The first Cossacks offered hours of gameplay and a lot of fun controlling over 8000 units. The Game was more of a fighting game but you had to feed and build things so you would need peasants to mine, plough and erect buildings. Many people thought that Cossacks European Wars was one the best strategy games since the Age Of Empires Series.
Cossacks: The Art of War will again bring history alive, this time adding Denmark and Bavaria to the mix of nationalities at your disposal. You’ll get six new single missions that will pit varied forces against one another. For instance, the Swedes, Russians, and Poles will wage war for the resources of the Baltic states, while the Ukrainians will fight off the Turks.
As in the first Cossacks there will be five new Single Player campaigns with at least 5 missions in them. These large-scale campaigns will focus on a diverse group of nations: Algeria, Austria, Poland, Prussia, and Saxony. If you think your enemies are too weak and fight like girls then you can have the choice of 4 difficulty levels.
Of Course there is a multiplayer mode with loads of new tricks. The newest multiplayer mode is called ‘territory capture,’ online player rackings and six new multiplayer battles each based on real time battles. All these battles will have the correct landscape and formations. These battles consist of Dunbar and Marston Moor from the English Civil War, the battles of Mook and Newport (My Home) from the Dutch war of Independence, the battle of Wittstock and Breitenfeld from the Thirty Years War, and others.
Perhaps more than the new campaigns, missions, and nations, it’s the new gameplay options in The Art of War that should make it appealing. The original Cossacks was known for its large scope, with hundreds and hundreds of troops fighting and peasants toiling. With the expansion pack, the game’s scope will become even larger. Maps will now be up to 16 times larger than before. You’ll also enjoy new units added to the already extensive mix, including the Bavarian 18th-century musketeer and the Prussian hussar. The most important new units will be the six or seven added warships, including a representation of Nelson’s massive 100-cannon flagship Victory, or a fast French frigate.
At the start of a random map or skirmish mode game you will always be able to choose a number of options such as money, resources (wood, stone etc), land formations, player difficulties and team selections. The new ‘peace mode’ will be very handy as well, because to give nations time to build their empire peace mode is enabled and any unit that fires in peace mode will be killed automatically.

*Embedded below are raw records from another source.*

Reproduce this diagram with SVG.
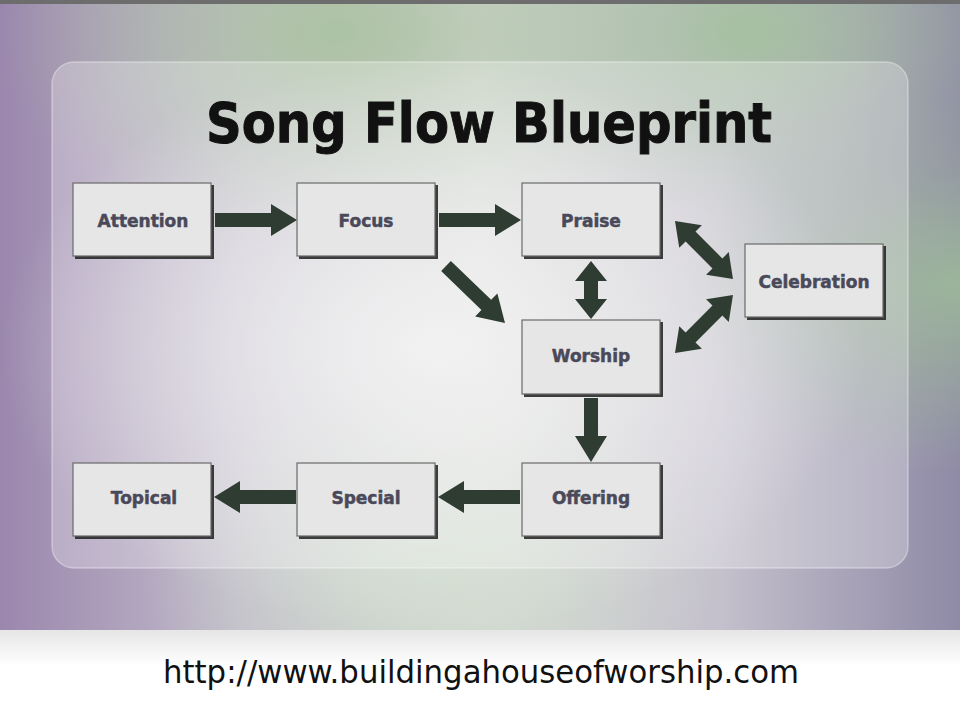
<svg xmlns="http://www.w3.org/2000/svg" width="960" height="720" viewBox="0 0 960 720">
<style>
.box{fill:#e6e6e6;stroke:#6a6a6a;stroke-width:1.2}
.sh{fill:#1e1e1e;opacity:0.85}
.lbl{font-family:"DejaVu Sans",sans-serif;font-weight:bold;font-size:17px;fill:#4a4959;stroke:#4a4959;stroke-width:0.5;text-anchor:middle}
.arr{fill:#2f3c32}
</style>
<defs>
<linearGradient id="bgH" x1="0" y1="0" x2="1" y2="0">
<stop offset="0" stop-color="#9b87ad"/>
<stop offset="0.25" stop-color="#c2bccb"/>
<stop offset="0.5" stop-color="#d6d8d6"/>
<stop offset="0.75" stop-color="#c4c0cc"/>
<stop offset="1" stop-color="#8f8aa6"/>
</linearGradient>
<radialGradient id="g1" cx="0.35" cy="0.05" r="0.35">
<stop offset="0" stop-color="#a9c29f" stop-opacity="0.9"/>
<stop offset="1" stop-color="#a9c29f" stop-opacity="0"/>
</radialGradient>
<radialGradient id="g2" cx="0.78" cy="0.05" r="0.3">
<stop offset="0" stop-color="#a3c09d" stop-opacity="0.9"/>
<stop offset="1" stop-color="#a3c09d" stop-opacity="0"/>
</radialGradient>
<radialGradient id="g3" cx="1" cy="0.45" r="0.3">
<stop offset="0" stop-color="#9fbf98" stop-opacity="0.8"/>
<stop offset="1" stop-color="#9fbf98" stop-opacity="0"/>
</radialGradient>
<radialGradient id="g4" cx="0.45" cy="0.9" r="0.3">
<stop offset="0" stop-color="#cfdccc" stop-opacity="0.9"/>
<stop offset="1" stop-color="#cfdccc" stop-opacity="0"/>
</radialGradient>
<radialGradient id="gc" cx="0.45" cy="0.55" r="0.45">
<stop offset="0" stop-color="#f0f0f0" stop-opacity="0.9"/>
<stop offset="1" stop-color="#f0f0f0" stop-opacity="0"/>
</radialGradient>
<linearGradient id="wb" x1="0" y1="0" x2="0" y2="1">
<stop offset="0" stop-color="#e6e6e6"/>
<stop offset="0.4" stop-color="#ffffff"/>
<stop offset="1" stop-color="#ffffff"/>
</linearGradient>
</defs>
<g id="background">
<rect x="0" y="0" width="960" height="632" fill="url(#bgH)"/>
<rect x="0" y="0" width="960" height="632" fill="url(#g1)"/>
<rect x="0" y="0" width="960" height="632" fill="url(#g2)"/>
<rect x="0" y="0" width="960" height="632" fill="url(#g3)"/>
<rect x="0" y="0" width="960" height="632" fill="url(#g4)"/>
<rect x="0" y="0" width="960" height="632" fill="url(#gc)"/>
<rect x="0" y="0" width="960" height="4" fill="#6d6d6d"/>
<rect x="0" y="630" width="960" height="90" fill="url(#wb)"/>
</g>
<g id="panel">
<rect x="52" y="62" width="856" height="506" rx="22" fill="#ffffff" fill-opacity="0.25" stroke="#ffffff" stroke-opacity="0.35" stroke-width="1.5"/>
</g>
<g id="title">
<text x="489" y="142" font-family="'DejaVu Sans',sans-serif" font-weight="bold" font-size="55" fill="#111111" stroke="#111111" stroke-width="1" text-anchor="middle" textLength="566" lengthAdjust="spacingAndGlyphs">Song Flow Blueprint</text>
</g>
<g id="connectors">
<polygon class="arr" points="215,213 271,213 271,204 297,220 271,236 271,227 215,227"/>
<polygon class="arr" points="439,213 495,213 495,204 521,220 495,236 495,227 439,227"/>
<polygon class="arr" points="520,490 464,490 464,481 438,497 464,513 464,504 520,504"/>
<polygon class="arr" points="296,490 240,490 240,481 214,497 240,513 240,504 296,504"/>
<polygon class="arr" points="584,398 598,398 598,436 607,436 591,462 575,436 584,436"/>
<polygon class="arr" points="591,261 607,281 598,281 598,299 607,299 591,319 575,299 584,299 584,281 575,281"/>
<polygon class="arr" transform="translate(446,266) rotate(44)" points="0,-7 56,-7 56,-16 82,0 56,16 56,7 0,7"/>
<polygon class="arr" transform="translate(675,221) rotate(45)" points="0,0 22,-16 22,-7 60,-7 60,-16 82,0 60,16 60,7 22,7 22,16"/>
<polygon class="arr" transform="translate(675,353) rotate(-45)" points="0,0 22,-16 22,-7 60,-7 60,-16 82,0 60,16 60,7 22,7 22,16"/>
</g>
<g id="node-attention">
<rect class="sh" x="75" y="185" width="139" height="74"/>
<rect class="box" x="73" y="183" width="138" height="73"/>
<text class="lbl" x="143" y="227">Attention</text>
</g>
<g id="node-focus">
<rect class="sh" x="299" y="185" width="139" height="74"/>
<rect class="box" x="297" y="183" width="138" height="73"/>
<text class="lbl" x="366" y="227">Focus</text>
</g>
<g id="node-praise">
<rect class="sh" x="524" y="185" width="139" height="74"/>
<rect class="box" x="522" y="183" width="138" height="73"/>
<text class="lbl" x="591" y="227">Praise</text>
</g>
<g id="node-celebration">
<rect class="sh" x="747" y="246" width="139" height="74"/>
<rect class="box" x="745" y="244" width="138" height="73"/>
<text class="lbl" x="814" y="288">Celebration</text>
</g>
<g id="node-worship">
<rect class="sh" x="524" y="322" width="139" height="75"/>
<rect class="box" x="522" y="320" width="138" height="74"/>
<text class="lbl" x="591" y="362">Worship</text>
</g>
<g id="node-offering">
<rect class="sh" x="524" y="465" width="139" height="74"/>
<rect class="box" x="522" y="463" width="138" height="73"/>
<text class="lbl" x="591" y="504">Offering</text>
</g>
<g id="node-special">
<rect class="sh" x="299" y="465" width="139" height="74"/>
<rect class="box" x="297" y="463" width="138" height="73"/>
<text class="lbl" x="366" y="504">Special</text>
</g>
<g id="node-topical">
<rect class="sh" x="75" y="465" width="139" height="74"/>
<rect class="box" x="73" y="463" width="138" height="73"/>
<text class="lbl" x="144" y="504">Topical</text>
</g>
<g id="url">
<text x="481" y="683" font-family="'DejaVu Sans Condensed','DejaVu Sans',sans-serif" font-size="32" fill="#111111" text-anchor="middle" textLength="636" lengthAdjust="spacingAndGlyphs">http://www.buildingahouseofworship.com</text>
</g>
</svg>
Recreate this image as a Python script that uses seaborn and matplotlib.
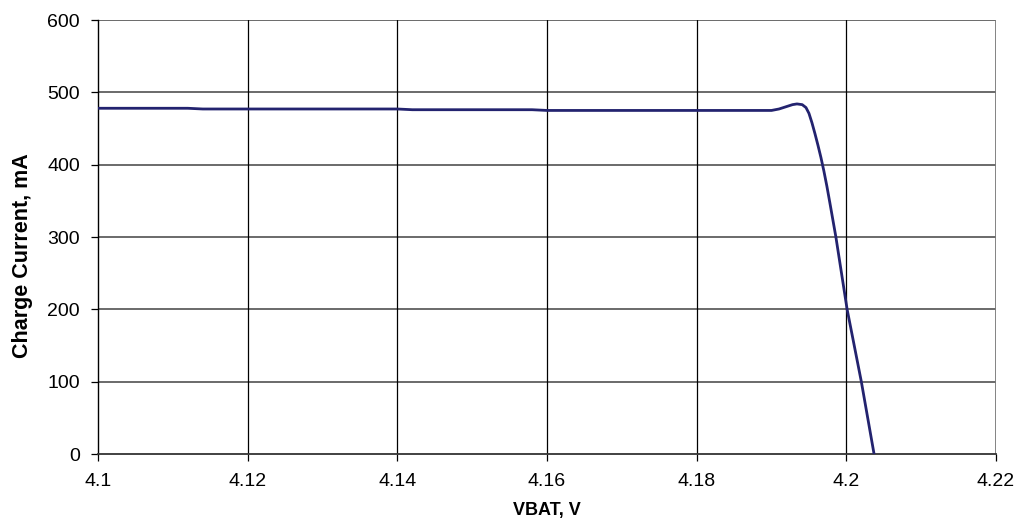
import matplotlib
matplotlib.use("Agg")
import matplotlib.pyplot as plt
import seaborn as sns
import pandas as pd

# Battery voltage (V) and charge current (mA)
vbat = [4.100, 4.112, 4.114, 4.140, 4.142, 4.158, 4.160, 4.1900, 4.1910,
        4.1919, 4.1928, 4.1934, 4.1941, 4.1946, 4.1950, 4.1954, 4.1958,
        4.1962, 4.1966, 4.1970, 4.1974, 4.1978, 4.1986, 4.2001, 4.2020,
        4.2037]
current = [478, 478, 477, 477, 476, 476, 475, 475, 477,
           480, 483, 484, 483, 479, 471, 458, 443,
           427, 410, 391, 370, 347, 300, 200, 100,
           0]

x_ticks = [4.1, 4.12, 4.14, 4.16, 4.18, 4.2, 4.22]
x_tick_labels = ["4.1", "4.12", "4.14", "4.16", "4.18", "4.2", "4.22"]
y_ticks = [0, 100, 200, 300, 400, 500, 600]

sns.set_theme(style="white")
plt.rcParams["font.family"] = ["Liberation Sans", "DejaVu Sans"]

df = pd.DataFrame({"VBAT": vbat, "Current": current})

fig = plt.figure(figsize=(10.24, 5.27), dpi=100)
ax = fig.add_axes([0.0957, 0.1385, 0.8770, 0.8235])

# grid: gray horizontal lines, black vertical lines
for y in y_ticks[1:]:
    ax.axhline(y, color="#6a6a6a", lw=1.4, zorder=1)
for x in x_ticks[1:-1]:
    ax.axvline(x, color="black", lw=0.9, zorder=1)
ax.axvline(x_ticks[-1], color="#7a7a7a", lw=1.3, zorder=1)

sns.lineplot(data=df, x="VBAT", y="Current", estimator=None, sort=False,
             color="#23236f", lw=2.0, ax=ax, zorder=3)

ax.set_xlim(4.1, 4.22)
ax.set_ylim(0, 600)
ax.set_xticks(x_ticks)
ax.set_xticklabels(x_tick_labels)
ax.set_yticks(y_ticks)

for side in ["top", "right"]:
    ax.spines[side].set_visible(False)
ax.spines["left"].set_color("black")
ax.spines["left"].set_linewidth(1.0)
ax.spines["bottom"].set_color("#333333")
ax.spines["bottom"].set_linewidth(1.3)

ax.tick_params(axis="both", which="major", direction="out", length=5,
               width=0.9, color="black", labelsize=14, labelcolor="black",
               bottom=True, left=True)
ax.tick_params(axis="x", pad=9)
ax.tick_params(axis="y", pad=8)

ax.set_xlabel("VBAT, V", fontsize=13, fontweight="bold", labelpad=8,
              color="black")
ax.set_ylabel("Charge Current, mA", fontsize=15.5, fontweight="bold",
              color="black")
ax.yaxis.set_label_coords(-0.072, 0.456)

fig.savefig("out.png", dpi=100, facecolor="white")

The sound has also improved a lot in this new add-on in so many ways. As soon as your men attack, the sound of a battlefield comes out of your speakers. The sound of distant artillery also can be heard and the sounds of dying men falling in battle.
All the new material and features in The Art of War do come at a small price, though – saved games from the original Cossacks and the expansion won’t be compatible. Each time you begin a session, you’ll need to decide whether you want to play the original game or take advantage of the expansion’s new features.
I already own a copy of Cossacks: European Wars and I think that the add-on will be even better so try and play it. The demo is out now so go and check it out.